基金supported by the Major Science and Technology Program for Water Pollution Control and Treatment of China (No. 2011ZX07301-003)the National Key Research and Development Plan (No. 2016YFC0400806)
文摘Anaerobic treatment is the core technology for resource and energy recovery from source-separated domestic bio-wastes. The higher efficiency of an improved upflow solid reactor(IUSR) designed in this study was demonstrated in the treatment of concentrated black water and kitchen waste. The highest methane production of 48 L/person/day was achieved at the hydraulic retention time(HRT) of 7 days, while the other measures of performance at the HRT of 8.3 days were better than at the HRT of 7 or 10 days, achieving a methane production of 43 L/person/day, removal of total chemical oxygen demand(TCOD)of 89%, removal of soluble chemical oxygen demand(SCOD) of 92%, and conversion of chemical oxygen demand(COD) to methane of 71%. It is not recommended to decrease HRT lower than 7 days due to the instability of the initial period. The concentrations of volatile fatty acids(VFAs) in the IUSR were less than 10 mg/L, indicating that the anaerobic process was stable.

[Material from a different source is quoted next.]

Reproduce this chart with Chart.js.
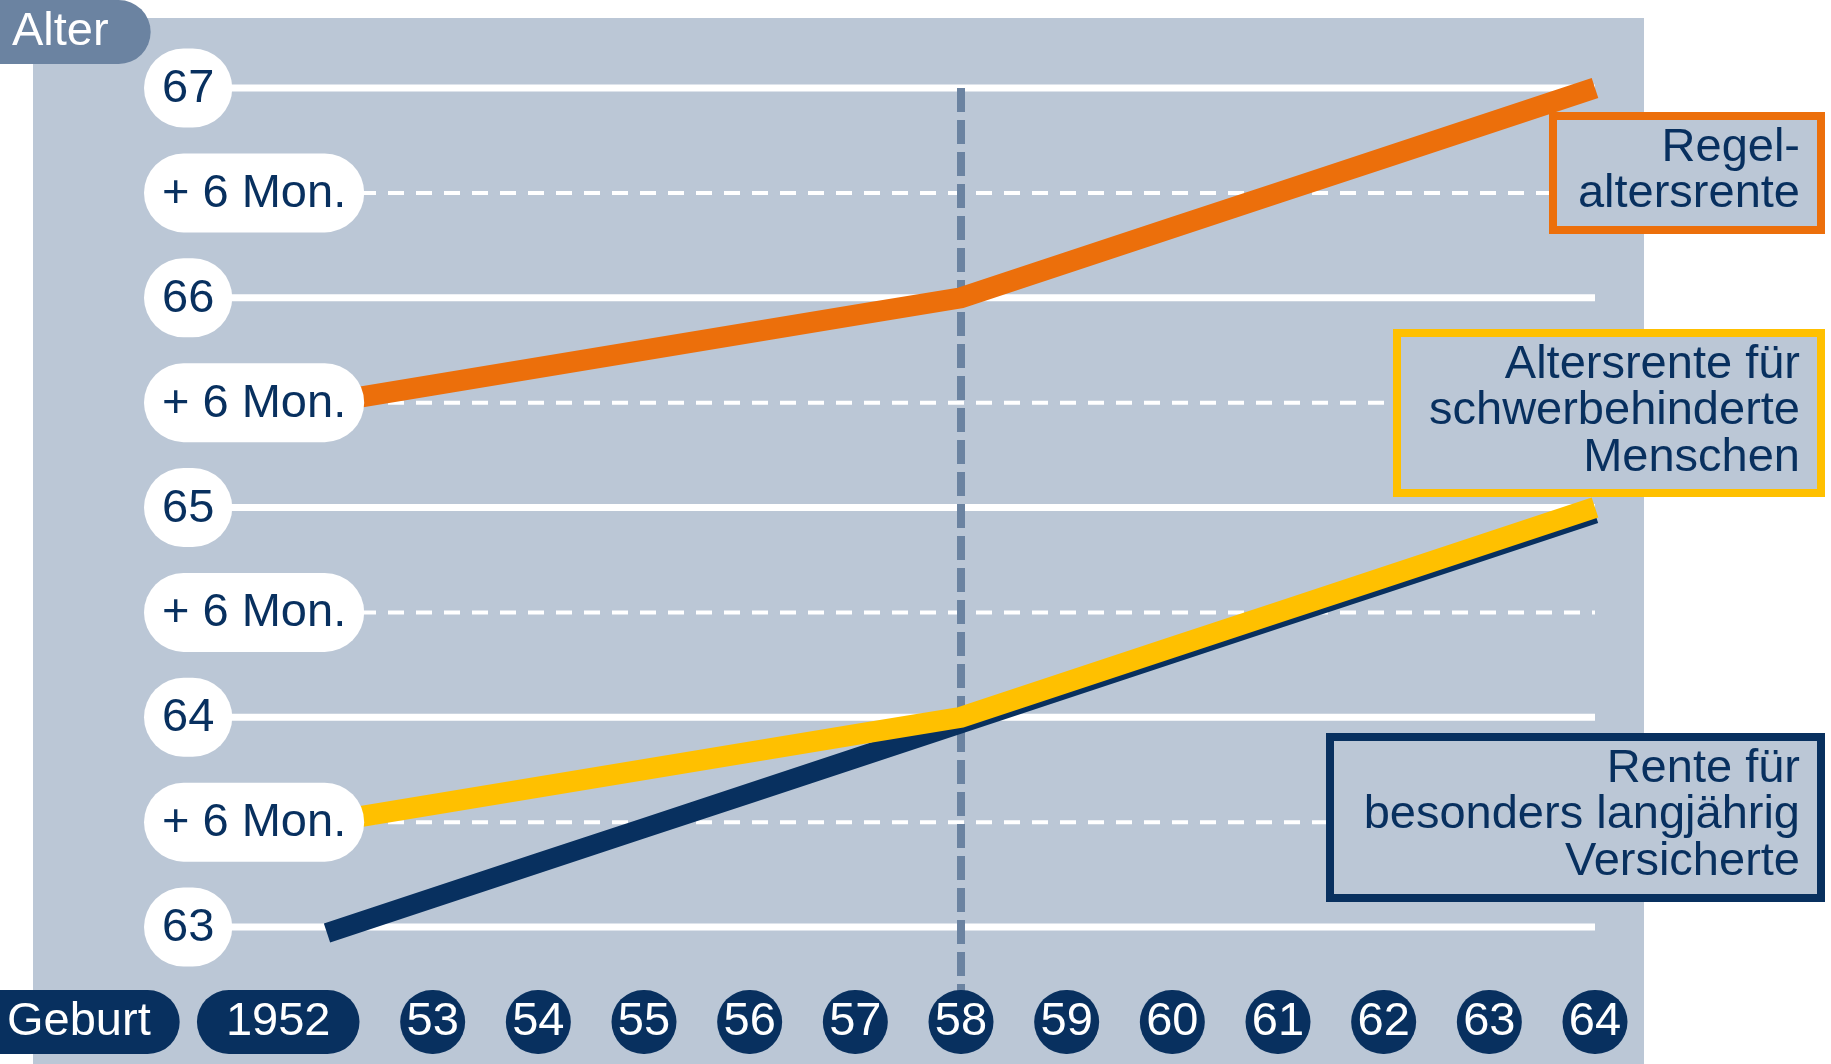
<!DOCTYPE html>
<html lang="de">
<head>
<meta charset="utf-8">
<title>Renteneintrittsalter nach Geburtsjahrgang</title>
<script src="https://cdn.jsdelivr.net/npm/chart.js@4.4.1/dist/chart.umd.min.js"></script>
<style>
  html, body { margin: 0; padding: 0; background: #fff; }
  #chart { display: block; }
</style>
</head>
<body>
<canvas id="chart" width="1831" height="1064"></canvas>
<script>
// Geburtsjahrgaenge
const years = [1952, 1953, 1954, 1955, 1956, 1957, 1958, 1959, 1960, 1961, 1962, 1963, 1964];
const yearLabels = ["1952", "53", "54", "55", "56", "57", "58", "59", "60", "61", "62", "63", "64"];

// Rentenalter in Monaten
const regelaltersrente = [786, 787, 788, 789, 790, 791, 792, 794, 796, 798, 800, 802, 804];
const schwerbehinderte = [762, 763, 764, 765, 766, 767, 768, 770, 772, 774, 776, 778, 780];
const langjaehrig = [756, 758, 760, 762, 764, 766, 768, 770, 772, 774, 776, 778, 780];

// y-Achse (Jahre)
const ageTicks = [63, 63.5, 64, 64.5, 65, 65.5, 66, 66.5, 67];
const ageLabels = ["63", "+ 6 Mon.", "64", "+ 6 Mon.", "65", "+ 6 Mon.", "66", "+ 6 Mon.", "67"];

const markYear = 1958;

const regelLines = ["Regel-", "altersrente"];
const schwerLines = ["Altersrente für", "schwerbehinderte", "Menschen"];
const langLines = ["Rente für", "besonders langjährig", "Versicherte"];

const NAVY = "#08305f";
const ORANGE = "#ec6f0b";
const YELLOW = "#ffc000";
const SLATE = "#6b83a1";
const PANEL = "#bbc7d6";
const FONT = '47px "Liberation Sans", Arial, sans-serif';

// legend boxes (outer rect)
const boxes = [
  { lines: regelLines, color: ORANGE, x: 1549, y: 112, w: 276, h: 122 },
  { lines: schwerLines, color: YELLOW, x: 1393, y: 329, w: 432, h: 168 },
  { lines: langLines, color: NAVY, x: 1326, y: 733, w: 499, h: 169 }
];

// rounded pill, optional square left side
function pill(ctx, x, y, w, h, fill, squareLeft) {
  const r = Math.min(h / 2, w / 2);
  ctx.beginPath();
  if (squareLeft) {
    ctx.moveTo(x, y);
    ctx.lineTo(x + w - r, y);
    ctx.arc(x + w - r, y + r, r, -Math.PI / 2, Math.PI / 2);
    ctx.lineTo(x, y + h);
  } else {
    ctx.moveTo(x + r, y);
    ctx.lineTo(x + w - r, y);
    ctx.arc(x + w - r, y + r, r, -Math.PI / 2, Math.PI / 2);
    ctx.lineTo(x + r, y + h);
    ctx.arc(x + r, y + r, r, Math.PI / 2, Math.PI * 1.5);
  }
  ctx.closePath();
  ctx.fillStyle = fill;
  ctx.fill();
}

const backdrop = {
  id: "backdrop",
  beforeDatasetsDraw(chart) {
    const ctx = chart.ctx;
    const xs = chart.scales.x, ys = chart.scales.y;
    const area = chart.chartArea;
    ctx.save();
    ctx.fillStyle = "#fff";
    ctx.fillRect(0, 0, chart.width, chart.height);
    ctx.fillStyle = PANEL;
    ctx.fillRect(33, 18, 1611, chart.height - 18);

    // horizontal grid lines
    ageTicks.forEach(v => {
      const y = ys.getPixelForValue(v);
      ctx.beginPath();
      ctx.strokeStyle = "#fff";
      if (Number.isInteger(v)) {
        ctx.lineWidth = 7;
        ctx.setLineDash([]);
        ctx.moveTo(150, y);
      } else {
        ctx.lineWidth = 4;
        ctx.setLineDash([16, 12]);
        ctx.moveTo(360, y);
      }
      ctx.lineTo(area.right, y);
      ctx.stroke();
    });

    // vertical marker at 1958
    const mx = xs.getPixelForValue(markYear);
    ctx.beginPath();
    ctx.strokeStyle = SLATE;
    ctx.lineWidth = 8;
    ctx.setLineDash([24, 8]);
    ctx.moveTo(mx, ys.getPixelForValue(67));
    ctx.lineTo(mx, 1000);
    ctx.stroke();
    ctx.restore();
  },
  // navy line sits a little below the yellow one
  beforeDatasetDraw(chart, args) {
    if (args.index === 2) {
      chart.ctx.save();
      chart.ctx.translate(0, 6);
    }
  },
  afterDatasetDraw(chart, args) {
    if (args.index === 2) chart.ctx.restore();
  },
  afterDraw(chart) {
    const ctx = chart.ctx;
    const xs = chart.scales.x, ys = chart.scales.y;
    ctx.save();
    ctx.font = FONT;
    ctx.textBaseline = "alphabetic";

    // y-axis pills
    ageTicks.forEach((v, i) => {
      const y = ys.getPixelForValue(v);
      const tw = ctx.measureText(ageLabels[i]).width;
      const w = Math.max(79, tw + 36);
      pill(ctx, 144, y - 39.5, w, 79, "#fff");
      ctx.fillStyle = NAVY;
      ctx.textAlign = "center";
      ctx.fillText(ageLabels[i], 144 + w / 2, y + 14);
    });

    // x-axis pills
    const cy = 1022;
    years.forEach((yr, i) => {
      const x = xs.getPixelForValue(yr);
      const label = yearLabels[i];
      const tw = ctx.measureText(label).width;
      let w = 65, left = x - 32.5;
      if (label.length > 2) {
        w = tw + 58;
        left = x + 32.5 - w;
      }
      pill(ctx, left, cy - 32, w, 64, NAVY);
      ctx.fillStyle = "#fff";
      ctx.textAlign = "center";
      ctx.fillText(label, left + w / 2, cy + 12.5);
    });

    // axis titles
    ctx.textAlign = "left";
    let tw = ctx.measureText("Geburt").width;
    pill(ctx, 0, cy - 32, tw + 36, 64, NAVY, true);
    ctx.fillStyle = "#fff";
    ctx.fillText("Geburt", 7, cy + 12.5);

    tw = ctx.measureText("Alter").width;
    pill(ctx, 0, 0, tw + 54, 64, SLATE, true);
    ctx.fillStyle = "#fff";
    ctx.fillText("Alter", 12, 45);

    // legend boxes
    boxes.forEach(b => {
      ctx.fillStyle = PANEL;
      ctx.fillRect(b.x, b.y, b.w, b.h);
      ctx.strokeStyle = b.color;
      ctx.lineWidth = 8;
      ctx.strokeRect(b.x + 4, b.y + 4, b.w - 8, b.h - 8);
      ctx.fillStyle = NAVY;
      ctx.textAlign = "right";
      b.lines.forEach((t, k) => {
        ctx.fillText(t, 1800, b.y + 48.5 + k * 46.5);
      });
    });
    ctx.restore();
  }
};

// months -> years
function series(months) {
  return years.map((yr, i) => ({ x: yr, y: months[i] / 12 }));
}

new Chart(document.getElementById("chart"), {
  type: "line",
  data: {
    datasets: [
      { label: regelLines.join(""), data: series(regelaltersrente), borderColor: ORANGE, borderWidth: 21 },
      { label: schwerLines.join(" "), data: series(schwerbehinderte), borderColor: YELLOW, borderWidth: 21 },
      { label: langLines.join(" "), data: series(langjaehrig), borderColor: NAVY, borderWidth: 20 }
    ].map(d => Object.assign(d, {
      pointRadius: 0,
      tension: 0,
      clip: false,
      borderCapStyle: "butt",
      borderJoinStyle: "miter"
    }))
  },
  options: {
    responsive: false,
    animation: false,
    devicePixelRatio: 1,
    layout: { padding: { left: 327, right: 236, top: 88, bottom: 137 } },
    scales: {
      x: { type: "linear", min: 1952, max: 1964, display: false },
      y: { min: 63, max: 67, display: false }
    },
    plugins: {
      legend: { display: false },
      tooltip: { enabled: false }
    }
  },
  plugins: [backdrop]
});
</script>
</body>
</html>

Sludge bed development showed that sludge bed with high microbial activity was formed in the bottom and that the precipitation zone of effluents formed should preferably occupy 30% of the height of the IUSR. The effluents of the IUSR could be used for irrigation in agriculture in combination with a settling tank accompanied by disinfection to remove solids and pathogens.